Pogacar, dont la journée avait commencé par une panne de réveil forçant sa compagne Urska Zigart à le tirer du lit, est d'abord revenu comme une flèche sur un groupe d'échappés où l'attendait son compatriote Jan Tratnik.
"Heureusement qu'il était là. C'est une machine, il a tiré de gros relais," s'est félicité le leader slovène.
- "Jamais vu ça: un rouleau-compresseur" -
Il a remis une couche vingt bornes plus loin, avec cette fois comme compagnon le Français Pavel Sivakov, son coéquipier à l'année chez UAE.
Souffrant le martyre, Sivakov a accompagné pendant un tour son leader à l'année, ravi de l'aubaine au point d'attendre son "pote", avant que le Français ne craque dans le raidard de la Bergstrasse.
"J'ai essayé de le suivre mais je me suis clairement brûlé les ailes. Son niveau est incroyable. Je n'ai jamais vu ça, c'était un rouleau-compresseur", a rapporté Sivakov.
A 51 km de l'arrivée, le Slovène est donc parti seul pour mener à bout son incroyable odyssée.
Derrière, Evenepoel et Van der Poel ont fini par réagir avec un petit groupe où figurait longtemps Romain Bardet, dixième et meilleur Français au final, pour se rapprocher dangereusement.
Mais sans parvenir à revenir sur le Slovène qui, sans jamais prendre plus d'une minute d'avance, a résisté jusqu'au bout, au courage.

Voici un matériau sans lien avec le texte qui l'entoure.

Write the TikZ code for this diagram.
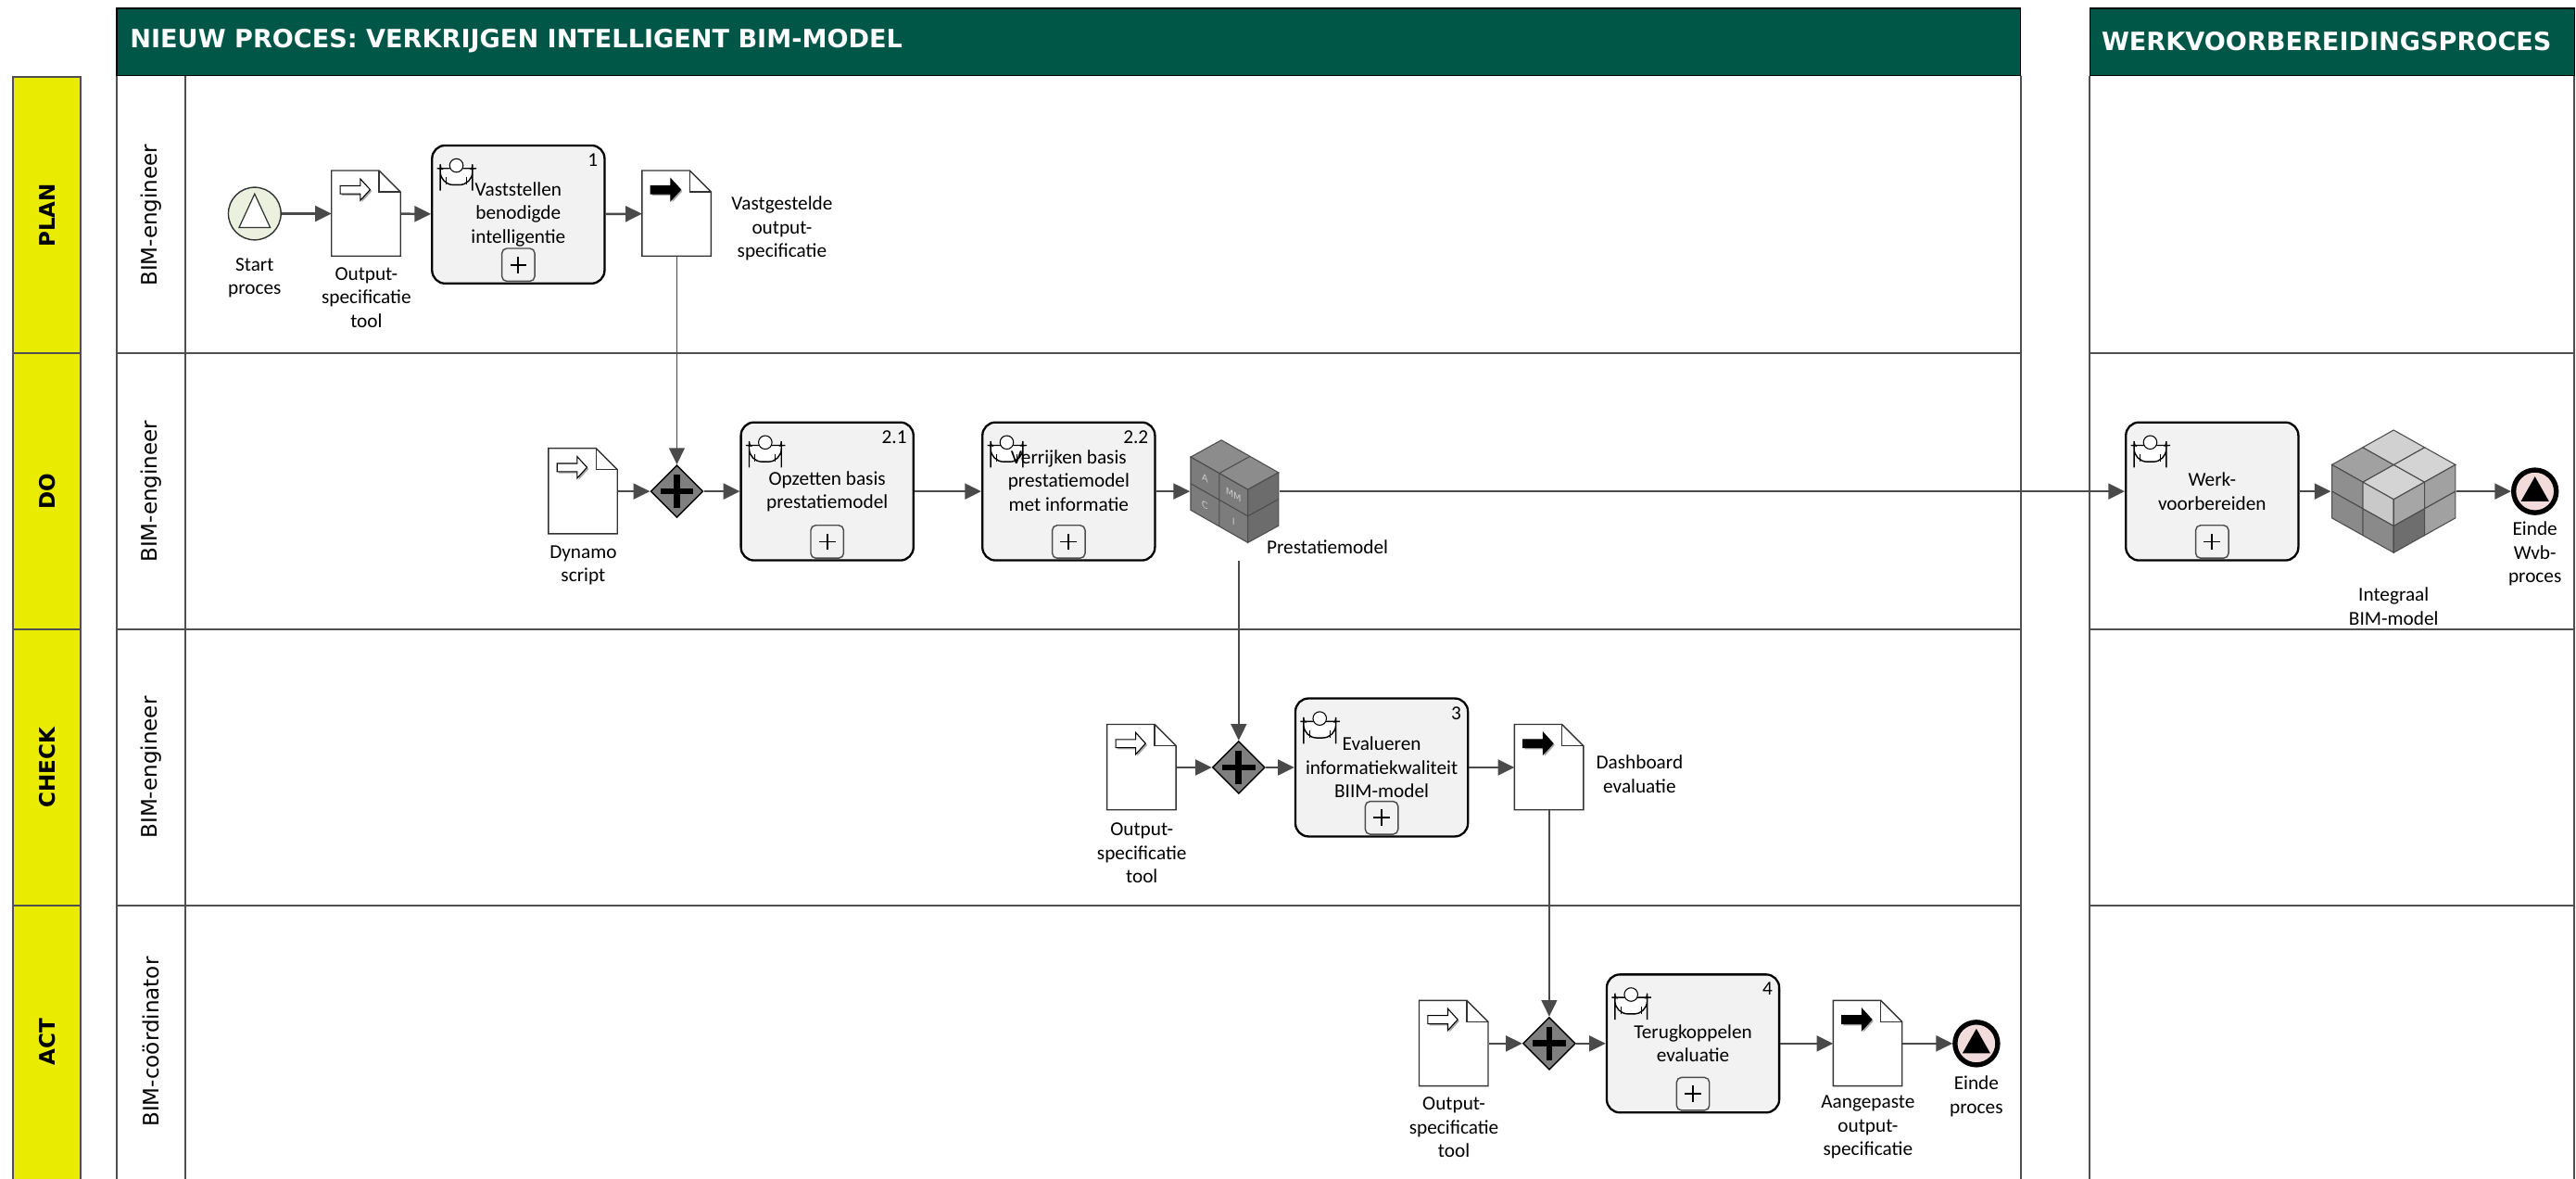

"Je me suis vraiment arraché. C'était très dur car le réservoir était vide. Je commençais à ne plus y voir clair, je tenais à peine sur les pédales mais j'ai serré les dents. Je me devais de le faire."
- "Un rêve" -
Car le maillot arc-en-ciel, qu'il portera jusqu'aux prochains Mondiaux en septembre 2025 à Kigali, au Rwanda, représentait l'un des gros objectifs de sa saison.
"Ces dernières années, je chassais les victoires sur le Tour, le Giro, le Tour des Flandres, sans jamais faire des Mondiaux un vrai objectif. Mais cette année, je savais que, vu le parcours, j'avais une belle opportunité. C'est plus qu'un rêve qui devient réalité."
Le coureur d'UAE doit étrenner sa nouvelle tunique dans quelques jours lors des dernières classiques en Italie, dont le Tour de Lombardie le 12 octobre, où il reste sur trois succès d'affilée.
L'occasion de gonfler encore son bilan ahurissant de la saison avec 23 victoires en 55 jours de course cette année, un ratio phénoménal.
A seulement 26 ans, le palmarès de celui qui aspire à devenir le plus grand de tous les temps s'allonge de jour en jour. Il compte désormais quatre grands Tours, dont trois fois le Tour de France avec 17 étapes au passage, six Monuments et un titre mondial à son tableau de chasse pour un total déjà colossal de 86 victoires.
"Il est exceptionnel, plus fort que jamais. Et on a l'impression que ce n'est que le début", a soufflé Van der Poel.